[Extracted data entries]
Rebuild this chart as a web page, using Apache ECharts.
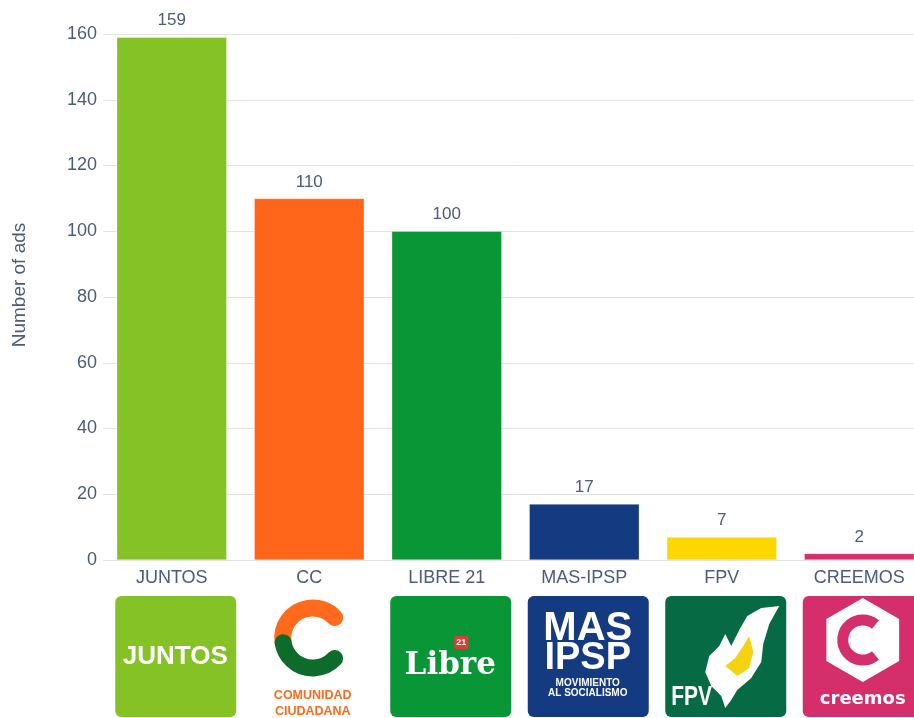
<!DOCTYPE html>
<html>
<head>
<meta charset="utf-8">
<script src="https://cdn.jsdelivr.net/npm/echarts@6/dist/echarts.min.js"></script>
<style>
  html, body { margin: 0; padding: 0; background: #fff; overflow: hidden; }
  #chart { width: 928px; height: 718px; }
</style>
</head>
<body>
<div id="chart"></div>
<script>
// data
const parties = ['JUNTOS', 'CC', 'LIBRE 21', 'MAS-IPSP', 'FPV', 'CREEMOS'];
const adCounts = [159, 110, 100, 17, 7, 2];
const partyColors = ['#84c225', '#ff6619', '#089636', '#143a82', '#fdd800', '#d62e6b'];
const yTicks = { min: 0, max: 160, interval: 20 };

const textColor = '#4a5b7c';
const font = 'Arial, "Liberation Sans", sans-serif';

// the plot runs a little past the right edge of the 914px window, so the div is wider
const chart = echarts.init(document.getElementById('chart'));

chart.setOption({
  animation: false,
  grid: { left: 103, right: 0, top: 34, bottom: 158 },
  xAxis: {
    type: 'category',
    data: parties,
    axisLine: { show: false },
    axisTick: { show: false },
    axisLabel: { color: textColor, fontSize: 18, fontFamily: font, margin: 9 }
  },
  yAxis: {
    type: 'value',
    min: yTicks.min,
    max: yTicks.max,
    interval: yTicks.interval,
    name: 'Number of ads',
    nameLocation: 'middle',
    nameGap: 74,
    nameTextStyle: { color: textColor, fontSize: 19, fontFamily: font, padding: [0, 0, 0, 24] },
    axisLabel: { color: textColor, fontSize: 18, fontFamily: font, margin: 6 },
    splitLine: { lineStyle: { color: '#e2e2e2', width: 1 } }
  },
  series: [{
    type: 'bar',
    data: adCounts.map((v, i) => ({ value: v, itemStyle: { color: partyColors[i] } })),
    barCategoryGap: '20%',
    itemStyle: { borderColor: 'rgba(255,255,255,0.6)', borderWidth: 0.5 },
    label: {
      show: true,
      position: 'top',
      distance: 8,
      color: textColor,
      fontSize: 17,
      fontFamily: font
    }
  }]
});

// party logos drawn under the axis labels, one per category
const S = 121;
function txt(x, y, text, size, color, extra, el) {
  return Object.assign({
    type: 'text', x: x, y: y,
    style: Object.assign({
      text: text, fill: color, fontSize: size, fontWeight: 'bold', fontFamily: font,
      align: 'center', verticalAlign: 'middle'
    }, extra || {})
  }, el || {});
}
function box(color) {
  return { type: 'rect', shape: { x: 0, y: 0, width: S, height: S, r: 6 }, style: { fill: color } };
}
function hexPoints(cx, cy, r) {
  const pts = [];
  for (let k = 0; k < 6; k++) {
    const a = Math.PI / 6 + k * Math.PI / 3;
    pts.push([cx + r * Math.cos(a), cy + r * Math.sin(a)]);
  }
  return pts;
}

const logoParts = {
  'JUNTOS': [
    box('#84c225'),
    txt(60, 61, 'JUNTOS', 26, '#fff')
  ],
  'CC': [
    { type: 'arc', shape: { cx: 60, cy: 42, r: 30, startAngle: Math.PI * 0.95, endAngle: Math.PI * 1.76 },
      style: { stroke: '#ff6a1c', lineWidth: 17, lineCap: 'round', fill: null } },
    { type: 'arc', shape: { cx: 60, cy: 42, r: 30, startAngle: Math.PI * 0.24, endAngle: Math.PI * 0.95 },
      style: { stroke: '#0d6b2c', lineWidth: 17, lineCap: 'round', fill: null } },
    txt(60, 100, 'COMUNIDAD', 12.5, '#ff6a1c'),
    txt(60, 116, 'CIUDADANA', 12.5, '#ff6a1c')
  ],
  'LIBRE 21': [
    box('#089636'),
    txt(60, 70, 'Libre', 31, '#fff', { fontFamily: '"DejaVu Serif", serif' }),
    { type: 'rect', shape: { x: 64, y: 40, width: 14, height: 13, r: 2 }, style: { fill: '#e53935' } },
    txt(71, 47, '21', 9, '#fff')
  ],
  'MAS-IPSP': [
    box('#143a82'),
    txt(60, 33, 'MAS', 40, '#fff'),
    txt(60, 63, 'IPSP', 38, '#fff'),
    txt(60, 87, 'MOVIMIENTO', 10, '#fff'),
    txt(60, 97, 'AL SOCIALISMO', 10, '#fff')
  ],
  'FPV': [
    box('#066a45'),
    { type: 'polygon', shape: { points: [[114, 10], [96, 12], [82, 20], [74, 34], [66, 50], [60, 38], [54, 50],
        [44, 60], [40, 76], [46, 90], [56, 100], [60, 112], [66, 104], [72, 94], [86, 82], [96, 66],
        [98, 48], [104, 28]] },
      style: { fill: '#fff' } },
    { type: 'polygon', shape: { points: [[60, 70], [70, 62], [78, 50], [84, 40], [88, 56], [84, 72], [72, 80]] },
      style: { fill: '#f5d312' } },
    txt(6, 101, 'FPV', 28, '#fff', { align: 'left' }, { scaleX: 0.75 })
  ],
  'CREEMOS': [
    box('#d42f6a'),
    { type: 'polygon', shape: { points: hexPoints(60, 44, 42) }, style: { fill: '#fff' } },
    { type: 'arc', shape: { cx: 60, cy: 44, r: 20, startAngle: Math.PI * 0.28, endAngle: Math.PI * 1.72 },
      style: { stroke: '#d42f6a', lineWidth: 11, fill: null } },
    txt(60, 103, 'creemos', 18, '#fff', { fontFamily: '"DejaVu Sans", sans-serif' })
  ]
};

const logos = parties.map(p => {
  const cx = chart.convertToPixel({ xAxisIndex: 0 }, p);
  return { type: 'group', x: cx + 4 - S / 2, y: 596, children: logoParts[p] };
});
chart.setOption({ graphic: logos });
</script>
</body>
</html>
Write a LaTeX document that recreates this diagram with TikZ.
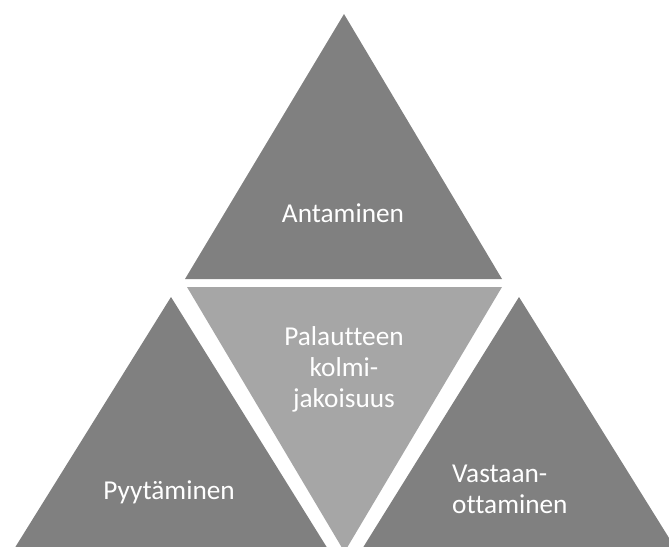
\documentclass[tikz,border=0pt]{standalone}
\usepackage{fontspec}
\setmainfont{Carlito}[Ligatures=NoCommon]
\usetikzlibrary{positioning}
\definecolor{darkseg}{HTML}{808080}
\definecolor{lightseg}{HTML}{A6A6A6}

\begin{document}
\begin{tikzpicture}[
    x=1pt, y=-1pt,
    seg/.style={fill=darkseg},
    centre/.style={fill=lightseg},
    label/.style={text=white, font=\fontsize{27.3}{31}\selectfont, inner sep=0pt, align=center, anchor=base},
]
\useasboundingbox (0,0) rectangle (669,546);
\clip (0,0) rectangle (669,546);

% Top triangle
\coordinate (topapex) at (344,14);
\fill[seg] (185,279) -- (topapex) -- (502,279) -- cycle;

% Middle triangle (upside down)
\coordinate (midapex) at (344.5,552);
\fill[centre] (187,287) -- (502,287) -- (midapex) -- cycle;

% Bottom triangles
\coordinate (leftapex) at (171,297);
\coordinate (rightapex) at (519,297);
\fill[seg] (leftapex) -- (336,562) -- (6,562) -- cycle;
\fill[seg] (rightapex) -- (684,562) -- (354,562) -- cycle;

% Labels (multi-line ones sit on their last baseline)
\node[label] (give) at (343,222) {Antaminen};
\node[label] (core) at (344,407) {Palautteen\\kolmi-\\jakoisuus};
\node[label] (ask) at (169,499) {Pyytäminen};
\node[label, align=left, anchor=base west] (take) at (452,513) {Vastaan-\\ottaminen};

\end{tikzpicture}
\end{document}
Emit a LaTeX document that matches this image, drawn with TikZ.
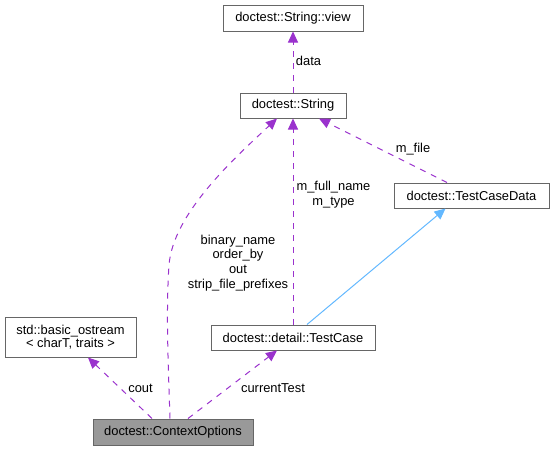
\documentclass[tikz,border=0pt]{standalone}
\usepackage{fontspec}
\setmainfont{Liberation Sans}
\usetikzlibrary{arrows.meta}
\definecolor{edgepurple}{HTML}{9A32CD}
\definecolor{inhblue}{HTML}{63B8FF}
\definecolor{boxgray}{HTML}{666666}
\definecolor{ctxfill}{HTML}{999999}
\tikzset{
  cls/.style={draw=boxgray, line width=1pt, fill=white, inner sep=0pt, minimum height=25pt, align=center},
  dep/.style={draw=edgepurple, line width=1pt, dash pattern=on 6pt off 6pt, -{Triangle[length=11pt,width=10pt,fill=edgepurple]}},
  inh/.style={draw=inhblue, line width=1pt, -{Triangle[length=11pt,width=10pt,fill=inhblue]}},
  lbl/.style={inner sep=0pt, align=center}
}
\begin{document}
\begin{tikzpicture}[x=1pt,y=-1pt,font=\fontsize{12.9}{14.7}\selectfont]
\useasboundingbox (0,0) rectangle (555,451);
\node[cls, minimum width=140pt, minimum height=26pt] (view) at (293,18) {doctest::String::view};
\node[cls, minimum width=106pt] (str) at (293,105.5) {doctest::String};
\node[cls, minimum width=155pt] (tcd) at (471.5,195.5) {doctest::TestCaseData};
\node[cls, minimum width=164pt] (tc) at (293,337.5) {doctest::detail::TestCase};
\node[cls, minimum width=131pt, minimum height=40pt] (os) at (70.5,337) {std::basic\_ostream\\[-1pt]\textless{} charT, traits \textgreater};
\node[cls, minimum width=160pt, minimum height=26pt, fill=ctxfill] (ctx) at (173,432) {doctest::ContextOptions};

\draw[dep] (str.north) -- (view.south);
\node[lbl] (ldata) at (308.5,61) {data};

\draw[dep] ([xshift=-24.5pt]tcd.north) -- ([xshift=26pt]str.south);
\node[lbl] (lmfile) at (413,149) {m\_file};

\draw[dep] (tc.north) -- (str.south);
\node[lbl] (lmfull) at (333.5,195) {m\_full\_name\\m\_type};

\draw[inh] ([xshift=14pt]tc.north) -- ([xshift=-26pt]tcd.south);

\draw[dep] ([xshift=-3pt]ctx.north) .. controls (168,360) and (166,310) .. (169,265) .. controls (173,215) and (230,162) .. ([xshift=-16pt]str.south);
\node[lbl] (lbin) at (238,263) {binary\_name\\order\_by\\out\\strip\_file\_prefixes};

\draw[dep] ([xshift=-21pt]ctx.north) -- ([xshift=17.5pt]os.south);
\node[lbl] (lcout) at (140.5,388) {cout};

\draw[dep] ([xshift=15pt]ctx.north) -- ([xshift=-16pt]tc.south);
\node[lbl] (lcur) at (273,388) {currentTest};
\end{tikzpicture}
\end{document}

Given request.
Search the data above for the string "this" and copy each line that has it.

Solved exercise.
Rebuild this chart as a web page, using Apache ECharts.
Write a LaTeX document that recreates this diagram with TikZ.
Emit a LaTeX document that matches this image, drawn with TikZ.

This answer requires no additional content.